As a contemporary counterpart to the significant presence of important artists having worked as both painters and engravers in its collections, such as Dürer and Schongauer, the Musée Unterlinden has recently acquired twelve engravings by Henri Goetz, an American artist of Alsatian ancestry who definitively settled in France in 1932 at the age of 23. With this addition, the museum strengthens its holdings in modern prints and drawings. Its collections also include works by Johnny Friedlaender, Jeanne Coppel, Max Beckmann, and Otto Dix, among others.

Henri Goetz’s invention of carborundum engraving in 1967 revolutionised the art of printmaking in the 20th century. This new technique gives artists greater freedom of expression, allowing for the use of a wider range of textures and colours, making him the most important engraver of the 20th century.

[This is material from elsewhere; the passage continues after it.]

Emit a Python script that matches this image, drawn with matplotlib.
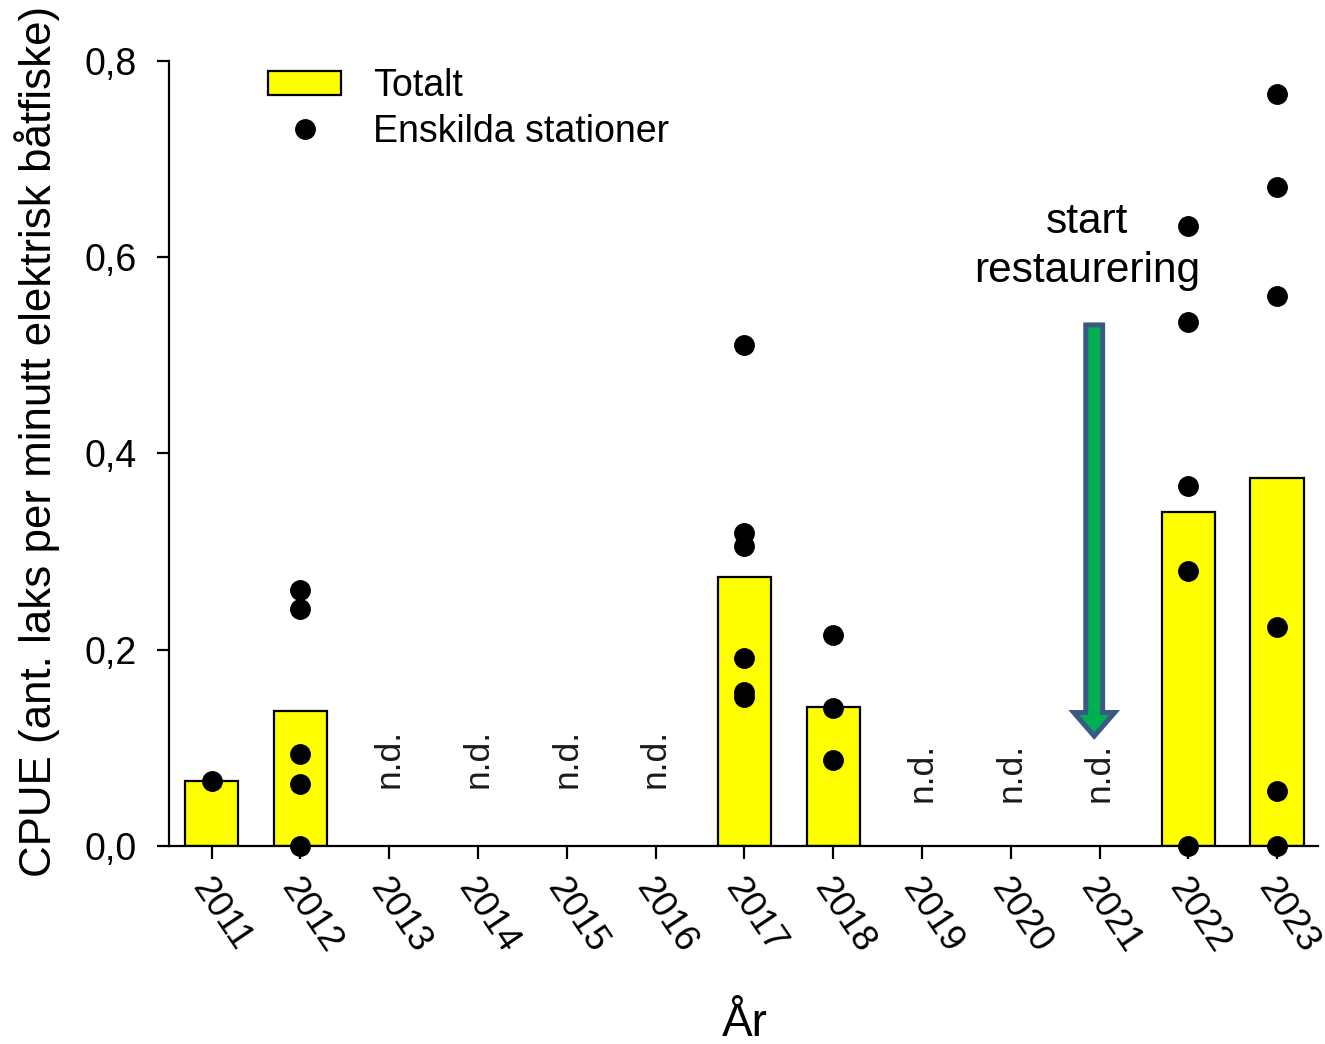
import matplotlib
matplotlib.use("Agg")
import matplotlib.pyplot as plt
from matplotlib.patches import FancyArrow, Patch
from matplotlib.lines import Line2D
from matplotlib.transforms import ScaledTranslation

plt.rcParams['font.family'] = ['Liberation Sans', 'DejaVu Sans']

# yearly data
years = [2011, 2012, 2013, 2014, 2015, 2016, 2017, 2018, 2019, 2020, 2021, 2022, 2023]
bar_years = [2011, 2012, 2017, 2018, 2022, 2023]
totalt = [0.066, 0.138, 0.274, 0.142, 0.340, 0.375]

# individual stations per year
station_years = {
    2011: [0.066],
    2012: [0.261, 0.241, 0.094, 0.063, 0.0],
    2017: [0.511, 0.319, 0.306, 0.192, 0.157, 0.152],
    2018: [0.215, 0.141, 0.088],
    2022: [0.632, 0.534, 0.367, 0.280, 0.0],
    2023: [0.766, 0.672, 0.560, 0.223, 0.056, 0.0],
}

nd_years_a = [2013, 2014, 2015, 2016]
nd_years_b = [2019, 2020, 2021]
restore_year = 2021

fig = plt.figure(figsize=(13.25, 10.44), dpi=100)
ax = fig.add_axes([0.1275, 0.1897, 0.8672, 0.7519])

ax.bar(bar_years, totalt, width=0.6, color='#FFFF00', edgecolor='black',
       linewidth=1.6, zorder=2)

for yr, vals in station_years.items():
    ax.plot([yr] * len(vals), vals, 'o', color='black', markersize=14,
            zorder=3, clip_on=False)

for yr in nd_years_a:
    ax.text(yr, 0.089, 'n.d.', rotation=90, ha='center', va='center',
            fontsize=25.5, color='#1a1a1a')
for yr in nd_years_b:
    ax.text(yr, 0.075, 'n.d.', rotation=90, ha='center', va='center',
            fontsize=25.5, color='#1a1a1a')

# arrow marking start of restoration
arrow = FancyArrow(restore_year - 0.06, 0.531, 0, -0.419, width=0.19,
                   head_width=0.46, head_length=0.024,
                   length_includes_head=True, facecolor='#00B050',
                   edgecolor='#3A5A85', linewidth=3.6, joinstyle='miter',
                   zorder=4)
ax.add_patch(arrow)
ax.text(restore_year - 0.14, 0.611, 'start\nrestaurering', ha='center',
        va='center', fontsize=30.5, linespacing=1.27)

ax.set_xlim(2010.52, 2023.46)
ax.set_ylim(0, 0.8)
ax.set_xticks(years)
ax.set_xticklabels([str(y) for y in years], rotation=-56, ha='left',
                   va='center', rotation_mode='anchor')
ax.set_yticks([0, 0.2, 0.4, 0.6, 0.8])
ax.set_yticklabels(['0,0', '0,2', '0,4', '0,6', '0,8'])
ax.tick_params(axis='both', labelsize=27, width=1.6, length=9, direction='out')
ax.tick_params(axis='y', pad=14)
ax.tick_params(axis='x', labelsize=26.5, pad=17)
shift = ScaledTranslation(-9 / 72, 0, fig.dpi_scale_trans)
for lab in ax.get_xticklabels():
    lab.set_transform(lab.get_transform() + shift)

for side in ['top', 'right']:
    ax.spines[side].set_visible(False)
for side in ['left', 'bottom']:
    ax.spines[side].set_linewidth(1.6)

ax.set_ylabel('CPUE (ant. laks per minutt elektrisk båtfiske)', fontsize=31.6)
ax.yaxis.set_label_coords(-0.095, 0.515)
ax.set_xlabel('År', fontsize=33)
ax.xaxis.set_label_coords(0.501, -0.199)

handles = [Patch(facecolor='#FFFF00', edgecolor='black', linewidth=1.6),
           Line2D([], [], marker='o', linestyle='none', color='black',
                  markersize=14)]
ax.legend(handles, ['Totalt', 'Enskilda stationer'], loc='upper left',
          bbox_to_anchor=(0.057, 1.034), frameon=False, fontsize=27,
          handlelength=1.95, handleheight=0.62, handletextpad=0.85,
          labelspacing=0.27)

fig.savefig('out.png', dpi=100)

Among the major influences playing a part in the development of Goetz as an artist were the dream world of the Surrealists, the chromatic lyricism of the New School of Paris, and the gestural Abstract Expressionism of his American contemporaries. Like Joe Downing, the other American painter well represented in the museum’s collections, Goetz explored the use of numerous media and materials (painting, drawing, engraving, pastels, parchment and vellum) with innovative techniques (carborundum engraving, heated pastels). These two artists had in common a taste for abstraction, while also sharing an emphasis on colours and materials.

Henri Goetz (1909–1989)
 

Henri Goetz, Untitled, 1979. Carborundum engraving, Musée Unterlinden, Colmar.